>> Begin
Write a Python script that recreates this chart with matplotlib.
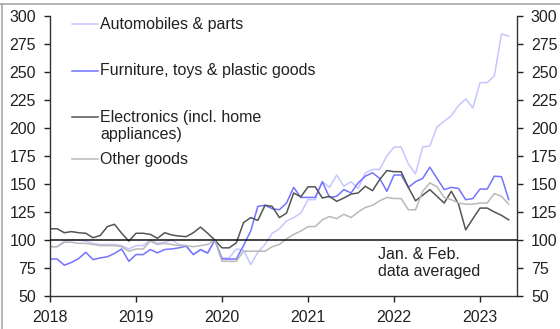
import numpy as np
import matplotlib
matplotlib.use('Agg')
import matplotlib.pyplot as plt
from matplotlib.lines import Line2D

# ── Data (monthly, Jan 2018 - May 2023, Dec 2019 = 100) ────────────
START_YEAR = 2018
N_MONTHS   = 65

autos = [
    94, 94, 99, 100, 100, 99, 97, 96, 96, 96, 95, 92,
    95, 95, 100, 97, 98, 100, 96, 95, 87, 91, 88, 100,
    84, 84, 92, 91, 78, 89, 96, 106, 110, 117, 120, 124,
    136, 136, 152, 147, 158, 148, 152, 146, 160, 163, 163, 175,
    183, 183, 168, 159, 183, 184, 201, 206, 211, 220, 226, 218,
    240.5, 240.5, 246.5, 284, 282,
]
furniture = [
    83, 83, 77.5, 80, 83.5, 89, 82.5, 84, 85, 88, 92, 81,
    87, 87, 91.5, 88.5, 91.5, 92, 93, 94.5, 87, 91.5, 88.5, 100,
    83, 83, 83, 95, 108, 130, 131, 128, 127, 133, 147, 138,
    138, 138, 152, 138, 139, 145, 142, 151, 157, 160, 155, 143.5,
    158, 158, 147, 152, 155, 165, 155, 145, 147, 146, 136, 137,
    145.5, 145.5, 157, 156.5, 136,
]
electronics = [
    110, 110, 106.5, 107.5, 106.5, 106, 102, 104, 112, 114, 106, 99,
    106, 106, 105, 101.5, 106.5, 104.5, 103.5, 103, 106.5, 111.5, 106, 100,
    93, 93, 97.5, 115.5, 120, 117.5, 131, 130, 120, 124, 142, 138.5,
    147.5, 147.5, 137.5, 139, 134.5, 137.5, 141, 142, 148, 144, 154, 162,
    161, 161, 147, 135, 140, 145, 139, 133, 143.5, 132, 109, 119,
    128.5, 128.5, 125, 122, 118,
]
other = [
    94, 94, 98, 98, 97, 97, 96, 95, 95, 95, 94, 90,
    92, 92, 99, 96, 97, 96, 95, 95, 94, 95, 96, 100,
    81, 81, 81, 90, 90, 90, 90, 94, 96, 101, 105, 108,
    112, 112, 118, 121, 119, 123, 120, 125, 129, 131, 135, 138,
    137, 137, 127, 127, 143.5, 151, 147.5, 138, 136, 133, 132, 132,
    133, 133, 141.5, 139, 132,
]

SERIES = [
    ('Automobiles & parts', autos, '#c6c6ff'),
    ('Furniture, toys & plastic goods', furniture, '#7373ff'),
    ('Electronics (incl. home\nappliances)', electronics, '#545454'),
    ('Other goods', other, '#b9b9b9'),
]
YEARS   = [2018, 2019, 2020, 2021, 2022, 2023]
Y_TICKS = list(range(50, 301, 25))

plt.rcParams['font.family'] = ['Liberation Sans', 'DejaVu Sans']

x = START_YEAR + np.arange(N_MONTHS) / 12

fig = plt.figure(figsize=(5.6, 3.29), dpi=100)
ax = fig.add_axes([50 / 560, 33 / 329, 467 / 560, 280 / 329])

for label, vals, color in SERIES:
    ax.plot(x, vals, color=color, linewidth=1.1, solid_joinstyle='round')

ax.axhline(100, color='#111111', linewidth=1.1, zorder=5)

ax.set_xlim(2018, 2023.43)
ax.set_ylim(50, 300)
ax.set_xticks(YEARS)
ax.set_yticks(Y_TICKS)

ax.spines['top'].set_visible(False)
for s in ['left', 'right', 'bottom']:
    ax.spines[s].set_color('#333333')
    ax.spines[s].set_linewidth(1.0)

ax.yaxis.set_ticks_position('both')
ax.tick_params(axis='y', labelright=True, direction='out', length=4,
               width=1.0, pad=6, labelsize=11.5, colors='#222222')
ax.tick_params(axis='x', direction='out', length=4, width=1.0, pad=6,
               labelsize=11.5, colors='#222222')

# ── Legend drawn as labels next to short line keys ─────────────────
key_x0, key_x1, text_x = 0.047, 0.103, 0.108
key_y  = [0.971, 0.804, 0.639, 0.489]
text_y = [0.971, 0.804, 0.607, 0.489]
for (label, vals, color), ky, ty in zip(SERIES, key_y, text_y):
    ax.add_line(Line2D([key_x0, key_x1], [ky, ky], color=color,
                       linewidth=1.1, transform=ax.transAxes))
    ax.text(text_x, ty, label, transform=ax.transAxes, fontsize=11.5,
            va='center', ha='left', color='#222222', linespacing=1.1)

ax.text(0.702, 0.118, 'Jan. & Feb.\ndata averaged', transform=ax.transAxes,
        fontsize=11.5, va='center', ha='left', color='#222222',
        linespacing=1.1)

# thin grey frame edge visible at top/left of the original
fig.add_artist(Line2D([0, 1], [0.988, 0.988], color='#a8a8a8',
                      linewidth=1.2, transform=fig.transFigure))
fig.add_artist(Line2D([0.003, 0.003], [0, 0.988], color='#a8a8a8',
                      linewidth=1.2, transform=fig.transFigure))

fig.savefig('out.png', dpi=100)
>> End
* Task requirements *
Omit the pictures, then quote the rest of the material above exactly.

* Final result *
Write a Python script that recreates this chart with matplotlib.
import numpy as np
import matplotlib
matplotlib.use('Agg')
import matplotlib.pyplot as plt
from matplotlib.lines import Line2D

# ── Data (monthly, Jan 2018 - May 2023, Dec 2019 = 100) ────────────
START_YEAR = 2018
N_MONTHS   = 65

autos = [
    94, 94, 99, 100, 100, 99, 97, 96, 96, 96, 95, 92,
    95, 95, 100, 97, 98, 100, 96, 95, 87, 91, 88, 100,
    84, 84, 92, 91, 78, 89, 96, 106, 110, 117, 120, 124,
    136, 136, 152, 147, 158, 148, 152, 146, 160, 163, 163, 175,
    183, 183, 168, 159, 183, 184, 201, 206, 211, 220, 226, 218,
    240.5, 240.5, 246.5, 284, 282,
]
furniture = [
    83, 83, 77.5, 80, 83.5, 89, 82.5, 84, 85, 88, 92, 81,
    87, 87, 91.5, 88.5, 91.5, 92, 93, 94.5, 87, 91.5, 88.5, 100,
    83, 83, 83, 95, 108, 130, 131, 128, 127, 133, 147, 138,
    138, 138, 152, 138, 139, 145, 142, 151, 157, 160, 155, 143.5,
    158, 158, 147, 152, 155, 165, 155, 145, 147, 146, 136, 137,
    145.5, 145.5, 157, 156.5, 136,
]
electronics = [
    110, 110, 106.5, 107.5, 106.5, 106, 102, 104, 112, 114, 106, 99,
    106, 106, 105, 101.5, 106.5, 104.5, 103.5, 103, 106.5, 111.5, 106, 100,
    93, 93, 97.5, 115.5, 120, 117.5, 131, 130, 120, 124, 142, 138.5,
    147.5, 147.5, 137.5, 139, 134.5, 137.5, 141, 142, 148, 144, 154, 162,
    161, 161, 147, 135, 140, 145, 139, 133, 143.5, 132, 109, 119,
    128.5, 128.5, 125, 122, 118,
]
other = [
    94, 94, 98, 98, 97, 97, 96, 95, 95, 95, 94, 90,
    92, 92, 99, 96, 97, 96, 95, 95, 94, 95, 96, 100,
    81, 81, 81, 90, 90, 90, 90, 94, 96, 101, 105, 108,
    112, 112, 118, 121, 119, 123, 120, 125, 129, 131, 135, 138,
    137, 137, 127, 127, 143.5, 151, 147.5, 138, 136, 133, 132, 132,
    133, 133, 141.5, 139, 132,
]

SERIES = [
    ('Automobiles & parts', autos, '#c6c6ff'),
    ('Furniture, toys & plastic goods', furniture, '#7373ff'),
    ('Electronics (incl. home\nappliances)', electronics, '#545454'),
    ('Other goods', other, '#b9b9b9'),
]
YEARS   = [2018, 2019, 2020, 2021, 2022, 2023]
Y_TICKS = list(range(50, 301, 25))

plt.rcParams['font.family'] = ['Liberation Sans', 'DejaVu Sans']

x = START_YEAR + np.arange(N_MONTHS) / 12

fig = plt.figure(figsize=(5.6, 3.29), dpi=100)
ax = fig.add_axes([50 / 560, 33 / 329, 467 / 560, 280 / 329])

for label, vals, color in SERIES:
    ax.plot(x, vals, color=color, linewidth=1.1, solid_joinstyle='round')

ax.axhline(100, color='#111111', linewidth=1.1, zorder=5)

ax.set_xlim(2018, 2023.43)
ax.set_ylim(50, 300)
ax.set_xticks(YEARS)
ax.set_yticks(Y_TICKS)

ax.spines['top'].set_visible(False)
for s in ['left', 'right', 'bottom']:
    ax.spines[s].set_color('#333333')
    ax.spines[s].set_linewidth(1.0)

ax.yaxis.set_ticks_position('both')
ax.tick_params(axis='y', labelright=True, direction='out', length=4,
               width=1.0, pad=6, labelsize=11.5, colors='#222222')
ax.tick_params(axis='x', direction='out', length=4, width=1.0, pad=6,
               labelsize=11.5, colors='#222222')

# ── Legend drawn as labels next to short line keys ─────────────────
key_x0, key_x1, text_x = 0.047, 0.103, 0.108
key_y  = [0.971, 0.804, 0.639, 0.489]
text_y = [0.971, 0.804, 0.607, 0.489]
for (label, vals, color), ky, ty in zip(SERIES, key_y, text_y):
    ax.add_line(Line2D([key_x0, key_x1], [ky, ky], color=color,
                       linewidth=1.1, transform=ax.transAxes))
    ax.text(text_x, ty, label, transform=ax.transAxes, fontsize=11.5,
            va='center', ha='left', color='#222222', linespacing=1.1)

ax.text(0.702, 0.118, 'Jan. & Feb.\ndata averaged', transform=ax.transAxes,
        fontsize=11.5, va='center', ha='left', color='#222222',
        linespacing=1.1)

# thin grey frame edge visible at top/left of the original
fig.add_artist(Line2D([0, 1], [0.988, 0.988], color='#a8a8a8',
                      linewidth=1.2, transform=fig.transFigure))
fig.add_artist(Line2D([0.003, 0.003], [0, 0.988], color='#a8a8a8',
                      linewidth=1.2, transform=fig.transFigure))

fig.savefig('out.png', dpi=100)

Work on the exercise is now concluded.